§ **Task statement**:
Return all the data below as it stands, minus the pictures.

§ **Dataset extract**:

## BEGIN

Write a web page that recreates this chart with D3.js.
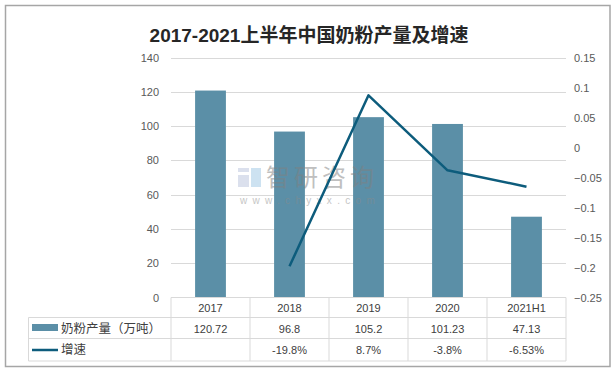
<!DOCTYPE html>
<html>
<head>
<meta charset="utf-8">
<script src="https://cdn.jsdelivr.net/npm/d3@7"></script>
<style>
  body { margin: 0; background: #fff; }
  text { font-family: "Liberation Sans", "Noto Sans CJK SC", sans-serif; }
</style>
</head>
<body>
<div class="chart"></div>
<script>
  var categories = ["2017", "2018", "2019", "2020", "2021H1"];
  var output = [120.72, 96.8, 105.2, 101.23, 47.13];
  var growth = [null, -0.198, 0.087, -0.038, -0.0653];
  var outputLabels = ["120.72", "96.8", "105.2", "101.23", "47.13"];
  var growthLabels = ["", "-19.8%", "8.7%", "-3.8%", "-6.53%"];
  var leftTicks = [0, 20, 40, 60, 80, 100, 120, 140];
  var rightTicks = [-0.25, -0.2, -0.15, -0.1, -0.05, 0, 0.05, 0.1, 0.15];

  var width = 615, height = 372;
  var plotLeft = 171, plotRight = 566;
  var plotTop = 57.5, plotBottom = 297.5;
  var legendLeft = 28.5;
  var rowLines = [297.5, 317.5, 338.5, 361];

  var barColor = "#5b8fa7";
  var lineColor = "#0d5c7c";

  var svg = d3.select(".chart").append("svg")
    .attr("width", width)
    .attr("height", height);

  // outer frame
  svg.append("rect")
    .attr("x", 5.5).attr("y", 5.5)
    .attr("width", 604.5).attr("height", 361)
    .attr("fill", "#fff")
    .attr("stroke", "#a6a6a6")
    .attr("stroke-width", 1.5);

  svg.append("text")
    .attr("x", 309).attr("y", 42)
    .attr("text-anchor", "middle")
    .attr("font-size", 19)
    .attr("font-weight", "bold")
    .attr("fill", "#262626")
    .text("2017-2021上半年中国奶粉产量及增速");

  var xS = d3.scaleBand().domain(categories).range([plotLeft, plotRight]).padding(0);
  var yL = d3.scaleLinear().domain([0, 140]).range([plotBottom, plotTop]);
  var yR = d3.scaleLinear().domain([-0.25, 0.15]).range([plotBottom, plotTop]);

  // gridlines
  svg.selectAll(".grid")
    .data(leftTicks.filter(function(d){ return d > 0; }))
    .enter()
    .append("line")
    .attr("class", "grid")
    .attr("x1", plotLeft).attr("x2", plotRight)
    .attr("y1", function(d){ return Math.round(yL(d)) + 0.5; })
    .attr("y2", function(d){ return Math.round(yL(d)) + 0.5; })
    .attr("stroke", "#d9d9d9")
    .attr("stroke-width", 1);

  // left axis labels
  svg.selectAll(".ltick")
    .data(leftTicks)
    .enter()
    .append("text")
    .attr("class", "ltick")
    .attr("x", 159)
    .attr("y", function(d){ return yL(d) + 4; })
    .attr("text-anchor", "end")
    .attr("font-size", 11)
    .attr("fill", "#595959")
    .text(function(d){ return d; });

  // right axis labels
  svg.selectAll(".rtick")
    .data(rightTicks)
    .enter()
    .append("text")
    .attr("class", "rtick")
    .attr("x", 574)
    .attr("y", function(d){ return yR(d) + 4; })
    .attr("font-size", 11)
    .attr("fill", "#595959")
    .text(function(d){ return d3.format("")(+d.toFixed(2)); });

  // bars
  var barW = xS.bandwidth() * 0.39;
  svg.selectAll(".bar")
    .data(output)
    .enter()
    .append("rect")
    .attr("class", "bar")
    .attr("x", function(d, i){ return xS(categories[i]) + (xS.bandwidth() - barW) / 2; })
    .attr("y", function(d){ return yL(d); })
    .attr("width", barW)
    .attr("height", function(d){ return yL(0) - yL(d); })
    .attr("fill", barColor);

  // watermark, sits over the bars
  var wm = svg.append("g").attr("opacity", 0.5);
  wm.append("rect").attr("x", 238).attr("y", 168).attr("width", 11).attr("height", 4).attr("fill", "#b8c3dc");
  wm.append("rect").attr("x", 238).attr("y", 175).attr("width", 11).attr("height", 12).attr("fill", "#b8c3dc");
  wm.append("rect").attr("x", 251).attr("y", 168).attr("width", 10).attr("height", 19).attr("fill", "#9cc6e4");
  wm.append("text").attr("x", 266).attr("y", 186)
    .attr("font-size", 24).attr("fill", "#808080").attr("letter-spacing", 4)
    .text("智研咨询");
  wm.append("text").attr("x", 240).attr("y", 204)
    .attr("font-size", 10).attr("fill", "#8c8c8c").attr("letter-spacing", 5.3)
    .text("www.chyxx.com");

  // growth line
  var line = d3.line()
    .defined(function(d){ return d !== null; })
    .x(function(d, i){ return xS(categories[i]) + xS.bandwidth() / 2; })
    .y(function(d){ return yR(d); });

  svg.append("path")
    .datum(growth)
    .attr("d", line)
    .attr("fill", "none")
    .attr("stroke", lineColor)
    .attr("stroke-width", 2.5)
    .attr("stroke-linejoin", "round");

  // data table
  var tbl = svg.append("g").attr("stroke", "#d9d9d9").attr("stroke-width", 1);
  tbl.append("line").attr("x1", plotLeft).attr("x2", plotRight).attr("y1", rowLines[0]).attr("y2", rowLines[0]);
  rowLines.slice(1).forEach(function(y){
    tbl.append("line").attr("x1", legendLeft).attr("x2", plotRight).attr("y1", y).attr("y2", y);
  });
  tbl.append("line").attr("x1", legendLeft).attr("x2", legendLeft).attr("y1", rowLines[1]).attr("y2", rowLines[3]);
  categories.forEach(function(c){
    tbl.append("line").attr("x1", xS(c)).attr("x2", xS(c)).attr("y1", rowLines[0]).attr("y2", rowLines[3]);
  });
  tbl.append("line").attr("x1", plotRight).attr("x2", plotRight).attr("y1", rowLines[0]).attr("y2", rowLines[3]);

  function cellRow(labels, y) {
    svg.selectAll(null)
      .data(labels)
      .enter()
      .append("text")
      .attr("x", function(d, i){ return xS(categories[i]) + xS.bandwidth() / 2; })
      .attr("y", y)
      .attr("text-anchor", "middle")
      .attr("font-size", 11)
      .attr("fill", "#404040")
      .text(function(d){ return d; });
  }
  cellRow(categories, 312);
  cellRow(outputLabels, 333);
  cellRow(growthLabels, 354);

  // legend keys
  svg.append("rect").attr("x", 32).attr("y", 324).attr("width", 26).attr("height", 7).attr("fill", barColor);
  svg.append("line").attr("x1", 32).attr("x2", 58).attr("y1", 350).attr("y2", 350)
    .attr("stroke", lineColor).attr("stroke-width", 2.5);
  svg.append("text").attr("x", 61).attr("y", 333).attr("font-size", 12.5).attr("fill", "#404040").text("奶粉产量（万吨）");
  svg.append("text").attr("x", 61).attr("y", 354).attr("font-size", 12.5).attr("fill", "#404040").text("增速");
</script>
</body>
</html>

## END

§ **Answer to the problem**:
Write a web page that recreates this chart with D3.js.
<!DOCTYPE html>
<html>
<head>
<meta charset="utf-8">
<script src="https://cdn.jsdelivr.net/npm/d3@7"></script>
<style>
  body { margin: 0; background: #fff; }
  text { font-family: "Liberation Sans", "Noto Sans CJK SC", sans-serif; }
</style>
</head>
<body>
<div class="chart"></div>
<script>
  var categories = ["2017", "2018", "2019", "2020", "2021H1"];
  var output = [120.72, 96.8, 105.2, 101.23, 47.13];
  var growth = [null, -0.198, 0.087, -0.038, -0.0653];
  var outputLabels = ["120.72", "96.8", "105.2", "101.23", "47.13"];
  var growthLabels = ["", "-19.8%", "8.7%", "-3.8%", "-6.53%"];
  var leftTicks = [0, 20, 40, 60, 80, 100, 120, 140];
  var rightTicks = [-0.25, -0.2, -0.15, -0.1, -0.05, 0, 0.05, 0.1, 0.15];

  var width = 615, height = 372;
  var plotLeft = 171, plotRight = 566;
  var plotTop = 57.5, plotBottom = 297.5;
  var legendLeft = 28.5;
  var rowLines = [297.5, 317.5, 338.5, 361];

  var barColor = "#5b8fa7";
  var lineColor = "#0d5c7c";

  var svg = d3.select(".chart").append("svg")
    .attr("width", width)
    .attr("height", height);

  // outer frame
  svg.append("rect")
    .attr("x", 5.5).attr("y", 5.5)
    .attr("width", 604.5).attr("height", 361)
    .attr("fill", "#fff")
    .attr("stroke", "#a6a6a6")
    .attr("stroke-width", 1.5);

  svg.append("text")
    .attr("x", 309).attr("y", 42)
    .attr("text-anchor", "middle")
    .attr("font-size", 19)
    .attr("font-weight", "bold")
    .attr("fill", "#262626")
    .text("2017-2021上半年中国奶粉产量及增速");

  var xS = d3.scaleBand().domain(categories).range([plotLeft, plotRight]).padding(0);
  var yL = d3.scaleLinear().domain([0, 140]).range([plotBottom, plotTop]);
  var yR = d3.scaleLinear().domain([-0.25, 0.15]).range([plotBottom, plotTop]);

  // gridlines
  svg.selectAll(".grid")
    .data(leftTicks.filter(function(d){ return d > 0; }))
    .enter()
    .append("line")
    .attr("class", "grid")
    .attr("x1", plotLeft).attr("x2", plotRight)
    .attr("y1", function(d){ return Math.round(yL(d)) + 0.5; })
    .attr("y2", function(d){ return Math.round(yL(d)) + 0.5; })
    .attr("stroke", "#d9d9d9")
    .attr("stroke-width", 1);

  // left axis labels
  svg.selectAll(".ltick")
    .data(leftTicks)
    .enter()
    .append("text")
    .attr("class", "ltick")
    .attr("x", 159)
    .attr("y", function(d){ return yL(d) + 4; })
    .attr("text-anchor", "end")
    .attr("font-size", 11)
    .attr("fill", "#595959")
    .text(function(d){ return d; });

  // right axis labels
  svg.selectAll(".rtick")
    .data(rightTicks)
    .enter()
    .append("text")
    .attr("class", "rtick")
    .attr("x", 574)
    .attr("y", function(d){ return yR(d) + 4; })
    .attr("font-size", 11)
    .attr("fill", "#595959")
    .text(function(d){ return d3.format("")(+d.toFixed(2)); });

  // bars
  var barW = xS.bandwidth() * 0.39;
  svg.selectAll(".bar")
    .data(output)
    .enter()
    .append("rect")
    .attr("class", "bar")
    .attr("x", function(d, i){ return xS(categories[i]) + (xS.bandwidth() - barW) / 2; })
    .attr("y", function(d){ return yL(d); })
    .attr("width", barW)
    .attr("height", function(d){ return yL(0) - yL(d); })
    .attr("fill", barColor);

  // watermark, sits over the bars
  var wm = svg.append("g").attr("opacity", 0.5);
  wm.append("rect").attr("x", 238).attr("y", 168).attr("width", 11).attr("height", 4).attr("fill", "#b8c3dc");
  wm.append("rect").attr("x", 238).attr("y", 175).attr("width", 11).attr("height", 12).attr("fill", "#b8c3dc");
  wm.append("rect").attr("x", 251).attr("y", 168).attr("width", 10).attr("height", 19).attr("fill", "#9cc6e4");
  wm.append("text").attr("x", 266).attr("y", 186)
    .attr("font-size", 24).attr("fill", "#808080").attr("letter-spacing", 4)
    .text("智研咨询");
  wm.append("text").attr("x", 240).attr("y", 204)
    .attr("font-size", 10).attr("fill", "#8c8c8c").attr("letter-spacing", 5.3)
    .text("www.chyxx.com");

  // growth line
  var line = d3.line()
    .defined(function(d){ return d !== null; })
    .x(function(d, i){ return xS(categories[i]) + xS.bandwidth() / 2; })
    .y(function(d){ return yR(d); });

  svg.append("path")
    .datum(growth)
    .attr("d", line)
    .attr("fill", "none")
    .attr("stroke", lineColor)
    .attr("stroke-width", 2.5)
    .attr("stroke-linejoin", "round");

  // data table
  var tbl = svg.append("g").attr("stroke", "#d9d9d9").attr("stroke-width", 1);
  tbl.append("line").attr("x1", plotLeft).attr("x2", plotRight).attr("y1", rowLines[0]).attr("y2", rowLines[0]);
  rowLines.slice(1).forEach(function(y){
    tbl.append("line").attr("x1", legendLeft).attr("x2", plotRight).attr("y1", y).attr("y2", y);
  });
  tbl.append("line").attr("x1", legendLeft).attr("x2", legendLeft).attr("y1", rowLines[1]).attr("y2", rowLines[3]);
  categories.forEach(function(c){
    tbl.append("line").attr("x1", xS(c)).attr("x2", xS(c)).attr("y1", rowLines[0]).attr("y2", rowLines[3]);
  });
  tbl.append("line").attr("x1", plotRight).attr("x2", plotRight).attr("y1", rowLines[0]).attr("y2", rowLines[3]);

  function cellRow(labels, y) {
    svg.selectAll(null)
      .data(labels)
      .enter()
      .append("text")
      .attr("x", function(d, i){ return xS(categories[i]) + xS.bandwidth() / 2; })
      .attr("y", y)
      .attr("text-anchor", "middle")
      .attr("font-size", 11)
      .attr("fill", "#404040")
      .text(function(d){ return d; });
  }
  cellRow(categories, 312);
  cellRow(outputLabels, 333);
  cellRow(growthLabels, 354);

  // legend keys
  svg.append("rect").attr("x", 32).attr("y", 324).attr("width", 26).attr("height", 7).attr("fill", barColor);
  svg.append("line").attr("x1", 32).attr("x2", 58).attr("y1", 350).attr("y2", 350)
    .attr("stroke", lineColor).attr("stroke-width", 2.5);
  svg.append("text").attr("x", 61).attr("y", 333).attr("font-size", 12.5).attr("fill", "#404040").text("奶粉产量（万吨）");
  svg.append("text").attr("x", 61).attr("y", 354).attr("font-size", 12.5).attr("fill", "#404040").text("增速");
</script>
</body>
</html>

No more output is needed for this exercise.